VILNIUS - The rating agency Standard & Poor's last week revised Lithuania's ratings outlook to negative due to macroeconomic imbalances. The move followed a rating downgrade for Latvia, whose economic boom has shown increasing signs of being unsustainable, and signals further uneasiness ahead for the Baltic economies.
Standard & Poor's said the negative outlook was based on an increase in domestic demand in the first part of 2007, which was facilitating the likelihood of a "hard landing" for the country's economy.
The surge in disposable income, as well as rapid credit expansion, continue to stimulate strong domestic demand in 2007, despite some signs of a cooling in demand in the second half of 2006. As a consequence, macroeconomic imbalances were again building up in the economy, Eileen Zhang, Standard & Poor's credit analyst, said in a statement.
Given the very limited scope of monetary policy under a currency board regime, the agency stressed that fiscal policy was the main macroeconomic instrument in demand management. Although conservative budgets have allowed Lithuania to achieve low deficit and debt levels in recent years, they are insufficient to constrain demand.
If the government fails to tighten its fiscal stance and implement additional measures to tame domestic demand, the external imbalances will escalate further and Lithuania's ratings could be lowered, Zhang said.
Conversely, the government could choose to tighten fiscal policy in the short term and the private sector (i.e., banks) could tighten its lending policy to reduce credit growth. This would allow macroeconomic imbalances to unwind gradually, and set the stage for a revision of the negative outlook.
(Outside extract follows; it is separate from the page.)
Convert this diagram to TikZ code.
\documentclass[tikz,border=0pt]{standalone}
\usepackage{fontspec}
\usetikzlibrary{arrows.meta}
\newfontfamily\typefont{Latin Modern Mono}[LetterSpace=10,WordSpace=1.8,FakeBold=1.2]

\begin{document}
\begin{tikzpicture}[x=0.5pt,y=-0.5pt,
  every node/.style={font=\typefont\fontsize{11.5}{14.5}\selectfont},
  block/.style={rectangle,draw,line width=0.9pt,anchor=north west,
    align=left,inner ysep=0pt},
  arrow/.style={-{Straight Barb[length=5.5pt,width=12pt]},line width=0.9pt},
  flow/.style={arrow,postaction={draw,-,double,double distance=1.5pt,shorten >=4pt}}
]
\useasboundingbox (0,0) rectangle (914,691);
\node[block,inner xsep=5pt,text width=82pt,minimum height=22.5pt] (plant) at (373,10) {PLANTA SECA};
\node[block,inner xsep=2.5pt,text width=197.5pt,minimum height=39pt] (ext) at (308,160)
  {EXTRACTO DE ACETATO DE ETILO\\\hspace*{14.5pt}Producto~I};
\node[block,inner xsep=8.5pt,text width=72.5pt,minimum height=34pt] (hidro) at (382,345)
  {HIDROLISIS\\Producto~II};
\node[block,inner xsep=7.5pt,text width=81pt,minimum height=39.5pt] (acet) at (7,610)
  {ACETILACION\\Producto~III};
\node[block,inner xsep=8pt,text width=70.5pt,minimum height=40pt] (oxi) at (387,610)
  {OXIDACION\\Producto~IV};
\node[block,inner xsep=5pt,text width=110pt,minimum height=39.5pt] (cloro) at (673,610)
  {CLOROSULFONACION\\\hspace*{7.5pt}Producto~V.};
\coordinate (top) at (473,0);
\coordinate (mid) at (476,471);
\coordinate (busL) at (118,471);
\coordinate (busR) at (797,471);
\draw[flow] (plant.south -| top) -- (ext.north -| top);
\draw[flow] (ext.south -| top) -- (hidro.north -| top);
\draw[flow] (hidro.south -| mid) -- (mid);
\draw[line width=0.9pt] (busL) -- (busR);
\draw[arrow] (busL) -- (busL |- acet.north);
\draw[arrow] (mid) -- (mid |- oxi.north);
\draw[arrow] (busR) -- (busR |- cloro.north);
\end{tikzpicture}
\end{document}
Still, the agency affirmed its long-term and short-term sovereign ratings for Lithuania at A and A-1, respectively.
In Latvia's case, Standard & Poor's waited three months after giving the country a negative outlook before it finally reduced the rating.
A leading analyst from Danske Bank confirmed the troubled waters for Lithuania, saying the economy should slow down to 5 percent per year, which is considered a sustainable rate of development. In recent years the Baltic state's economy has grown by an average 7.5 percent.
"Otherwise the national economy might face a threat of overheating, the probability of which is being raised by Latvia and Estonia's strained economies," Lars Christensen, Danske Bank's senior analyst for Eastern Europe, told a press conference in Vilnius last week.
Danske Bank analysts have projected that Lithuania would be unable to take up the euro by 2010-2011 due to inflation, and they urged the country to guard against the overheating contagion spreading from neighboring Baltic states.
"If the situation in Latvia, which is dangerous, turns critical, the danger might also spread to Lithuania," Christensen noted.